Key Responsibilities
CI/CD Pipeline Management
- Design, implement, and maintain robust CI/CD pipelines to support automated build, test, and deployment processes.
- Optimize pipeline performance, reliability, and security.
- Integrate pipelines with version control systems, artifact repositories, and automated testing frameworks.
- Support release management and continuous delivery practices.
Observability & Monitoring
- Implement and manage application and infrastructure monitoring using Dynatrace.
- Configure dashboards, alerts, and performance baselines to enable proactive issue detection.
- Analyze system performance metrics, logs, and traces to identify optimization opportunities.

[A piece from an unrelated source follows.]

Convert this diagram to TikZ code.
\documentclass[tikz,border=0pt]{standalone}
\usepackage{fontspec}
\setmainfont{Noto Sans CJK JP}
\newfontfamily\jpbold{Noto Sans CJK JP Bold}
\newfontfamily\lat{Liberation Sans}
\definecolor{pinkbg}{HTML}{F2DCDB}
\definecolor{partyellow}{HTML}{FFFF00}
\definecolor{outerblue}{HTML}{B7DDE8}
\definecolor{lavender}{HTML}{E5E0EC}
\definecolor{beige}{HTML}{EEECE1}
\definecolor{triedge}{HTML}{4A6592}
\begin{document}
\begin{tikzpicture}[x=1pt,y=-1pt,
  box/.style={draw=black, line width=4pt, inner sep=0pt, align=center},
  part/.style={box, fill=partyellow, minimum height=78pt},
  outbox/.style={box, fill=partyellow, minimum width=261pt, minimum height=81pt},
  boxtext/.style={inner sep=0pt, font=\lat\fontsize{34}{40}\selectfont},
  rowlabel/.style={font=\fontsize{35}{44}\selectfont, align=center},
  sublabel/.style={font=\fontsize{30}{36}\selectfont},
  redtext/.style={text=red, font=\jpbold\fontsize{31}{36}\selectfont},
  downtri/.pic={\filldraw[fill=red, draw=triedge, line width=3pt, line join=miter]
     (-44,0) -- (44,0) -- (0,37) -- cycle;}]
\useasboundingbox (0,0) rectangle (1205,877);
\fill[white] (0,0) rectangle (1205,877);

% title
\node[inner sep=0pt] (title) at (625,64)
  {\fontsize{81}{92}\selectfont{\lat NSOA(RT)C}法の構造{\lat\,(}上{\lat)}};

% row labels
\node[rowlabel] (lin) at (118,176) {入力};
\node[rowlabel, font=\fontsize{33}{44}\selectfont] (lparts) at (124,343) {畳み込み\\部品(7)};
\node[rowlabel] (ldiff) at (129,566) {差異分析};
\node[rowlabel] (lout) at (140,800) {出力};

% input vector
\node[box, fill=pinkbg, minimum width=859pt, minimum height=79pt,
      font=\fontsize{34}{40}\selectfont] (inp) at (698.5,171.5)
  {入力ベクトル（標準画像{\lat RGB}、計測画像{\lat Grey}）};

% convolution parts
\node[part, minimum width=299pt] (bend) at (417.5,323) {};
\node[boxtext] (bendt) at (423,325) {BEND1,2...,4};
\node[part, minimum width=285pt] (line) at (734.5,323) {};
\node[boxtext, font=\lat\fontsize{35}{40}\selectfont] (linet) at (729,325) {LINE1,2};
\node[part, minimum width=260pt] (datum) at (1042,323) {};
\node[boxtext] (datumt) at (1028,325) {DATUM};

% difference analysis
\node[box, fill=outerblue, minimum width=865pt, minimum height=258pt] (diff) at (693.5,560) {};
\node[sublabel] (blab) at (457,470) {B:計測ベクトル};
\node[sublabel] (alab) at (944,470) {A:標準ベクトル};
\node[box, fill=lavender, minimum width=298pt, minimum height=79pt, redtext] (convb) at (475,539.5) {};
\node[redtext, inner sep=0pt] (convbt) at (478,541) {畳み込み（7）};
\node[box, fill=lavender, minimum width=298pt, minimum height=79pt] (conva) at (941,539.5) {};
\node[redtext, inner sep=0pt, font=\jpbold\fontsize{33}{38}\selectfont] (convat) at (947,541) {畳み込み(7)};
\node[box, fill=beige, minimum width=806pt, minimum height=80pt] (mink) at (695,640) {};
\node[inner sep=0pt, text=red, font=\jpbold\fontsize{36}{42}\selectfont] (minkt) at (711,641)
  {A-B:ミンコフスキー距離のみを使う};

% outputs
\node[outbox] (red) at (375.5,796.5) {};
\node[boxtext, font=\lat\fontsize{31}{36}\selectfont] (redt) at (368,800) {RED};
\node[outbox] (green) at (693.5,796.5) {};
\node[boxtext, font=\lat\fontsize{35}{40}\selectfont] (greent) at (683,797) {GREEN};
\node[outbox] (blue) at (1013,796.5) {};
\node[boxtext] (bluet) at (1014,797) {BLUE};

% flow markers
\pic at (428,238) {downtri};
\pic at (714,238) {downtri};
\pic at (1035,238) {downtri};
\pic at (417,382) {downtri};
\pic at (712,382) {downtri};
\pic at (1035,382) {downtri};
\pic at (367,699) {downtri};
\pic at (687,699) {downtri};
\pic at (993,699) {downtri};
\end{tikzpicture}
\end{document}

- Drive observability best practices across applications and middleware layers.
AIOps & Incident Intelligence
- Manage and configure BigPanda for event correlation, noise reduction, and incident prioritization.

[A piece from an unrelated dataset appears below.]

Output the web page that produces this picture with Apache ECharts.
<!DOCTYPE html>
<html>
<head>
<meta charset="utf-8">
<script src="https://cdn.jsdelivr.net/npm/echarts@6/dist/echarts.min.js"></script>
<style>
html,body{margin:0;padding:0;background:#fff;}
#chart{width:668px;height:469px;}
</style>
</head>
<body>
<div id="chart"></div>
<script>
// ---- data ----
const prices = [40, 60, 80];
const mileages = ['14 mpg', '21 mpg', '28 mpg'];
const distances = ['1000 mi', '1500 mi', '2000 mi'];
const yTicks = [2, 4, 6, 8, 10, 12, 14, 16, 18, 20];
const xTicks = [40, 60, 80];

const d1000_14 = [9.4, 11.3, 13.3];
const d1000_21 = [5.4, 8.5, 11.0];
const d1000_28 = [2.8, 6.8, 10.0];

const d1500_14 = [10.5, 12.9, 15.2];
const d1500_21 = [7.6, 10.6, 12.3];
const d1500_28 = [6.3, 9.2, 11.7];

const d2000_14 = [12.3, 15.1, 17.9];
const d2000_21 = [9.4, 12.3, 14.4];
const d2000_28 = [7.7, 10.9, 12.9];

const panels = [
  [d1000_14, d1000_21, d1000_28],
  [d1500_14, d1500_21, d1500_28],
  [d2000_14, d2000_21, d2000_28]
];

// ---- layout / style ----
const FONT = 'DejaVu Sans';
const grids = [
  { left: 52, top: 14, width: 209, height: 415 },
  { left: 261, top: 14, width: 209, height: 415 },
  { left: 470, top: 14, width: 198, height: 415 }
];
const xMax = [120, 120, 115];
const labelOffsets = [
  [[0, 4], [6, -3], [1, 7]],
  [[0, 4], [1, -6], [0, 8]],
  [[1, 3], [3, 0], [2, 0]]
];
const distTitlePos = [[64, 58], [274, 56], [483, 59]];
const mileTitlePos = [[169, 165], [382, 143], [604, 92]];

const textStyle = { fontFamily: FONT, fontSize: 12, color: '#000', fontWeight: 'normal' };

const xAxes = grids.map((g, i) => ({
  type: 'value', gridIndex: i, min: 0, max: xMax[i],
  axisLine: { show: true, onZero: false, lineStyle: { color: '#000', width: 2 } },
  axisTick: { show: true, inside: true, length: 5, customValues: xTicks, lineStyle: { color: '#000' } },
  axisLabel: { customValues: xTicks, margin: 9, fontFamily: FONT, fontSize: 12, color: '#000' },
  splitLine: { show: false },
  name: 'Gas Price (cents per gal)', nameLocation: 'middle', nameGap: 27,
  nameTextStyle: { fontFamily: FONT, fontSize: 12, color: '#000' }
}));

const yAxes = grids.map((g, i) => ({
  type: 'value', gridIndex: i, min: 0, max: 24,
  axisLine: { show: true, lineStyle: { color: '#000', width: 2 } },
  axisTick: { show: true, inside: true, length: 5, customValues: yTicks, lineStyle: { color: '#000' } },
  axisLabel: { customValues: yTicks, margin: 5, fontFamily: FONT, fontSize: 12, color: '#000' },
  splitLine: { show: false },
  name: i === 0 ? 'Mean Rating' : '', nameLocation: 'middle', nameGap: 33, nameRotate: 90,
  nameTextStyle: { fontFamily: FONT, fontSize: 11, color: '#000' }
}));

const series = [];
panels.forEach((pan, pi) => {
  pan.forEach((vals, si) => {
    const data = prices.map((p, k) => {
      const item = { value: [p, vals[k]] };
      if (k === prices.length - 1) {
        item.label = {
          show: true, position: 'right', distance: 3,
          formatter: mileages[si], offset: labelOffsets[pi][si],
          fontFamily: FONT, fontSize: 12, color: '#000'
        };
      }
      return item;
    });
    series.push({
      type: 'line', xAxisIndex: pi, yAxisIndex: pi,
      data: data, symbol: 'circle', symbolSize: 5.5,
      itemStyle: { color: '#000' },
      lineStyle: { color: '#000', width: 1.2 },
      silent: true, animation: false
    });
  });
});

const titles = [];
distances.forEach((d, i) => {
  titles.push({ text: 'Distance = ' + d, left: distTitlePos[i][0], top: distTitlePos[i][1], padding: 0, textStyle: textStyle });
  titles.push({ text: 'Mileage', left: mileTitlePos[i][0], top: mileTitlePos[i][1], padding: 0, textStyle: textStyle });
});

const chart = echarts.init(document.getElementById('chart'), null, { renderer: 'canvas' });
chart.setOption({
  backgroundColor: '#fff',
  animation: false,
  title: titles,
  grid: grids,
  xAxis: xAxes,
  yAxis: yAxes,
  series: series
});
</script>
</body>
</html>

- Integrate monitoring tools with BigPanda to provide unified operational visibility.
- Automate incident response workflows and improve Mean Time to Resolution (MTTR).
Reliability Engineering
- Establish SRE practices including SLIs, SLOs, and error budgets.
- Perform root cause analysis (RCA) for incidents and implement preventive measures.
- Drive automation initiatives to reduce manual operational tasks.
- Support capacity planning, resilience engineering, and high-availability architecture.
Collaboration
- Work closely with DevOps, application teams, infrastructure teams, and ITSM teams.
- Participate in incident response and on-call rotations.
- Contribute to continuous improvement initiatives for platform reliability.

Required Skills
Technical Skills
- Experience with CI/CD tools (Jenkins, GitHub Actions, GitLab CI, Azure DevOps, etc.)
- Strong hands-on experience with Dynatrace monitoring and observability
- Experience using BigPanda or other AIOps platforms
- Experience with cloud environments (Azure / GCP)
- Knowledge of container platforms (Docker, Kubernetes)
- Strong scripting skills (Python, Bash, or PowerShell)
Platform & Infrastructure
- Linux/Unix system administration
- Experience with middleware and application servers
- Familiarity with microservices architecture and distributed systems

Preferred Skills
- Knowledge of SRE frameworks and reliability engineering practices
- Experience with ITSM tools (ServiceNow / Remedy)
- Experience with Infrastructure as Code (Terraform / ARM)
- Understanding of logging platforms (Azure log analytics, App Insights and Monitor , Splunk)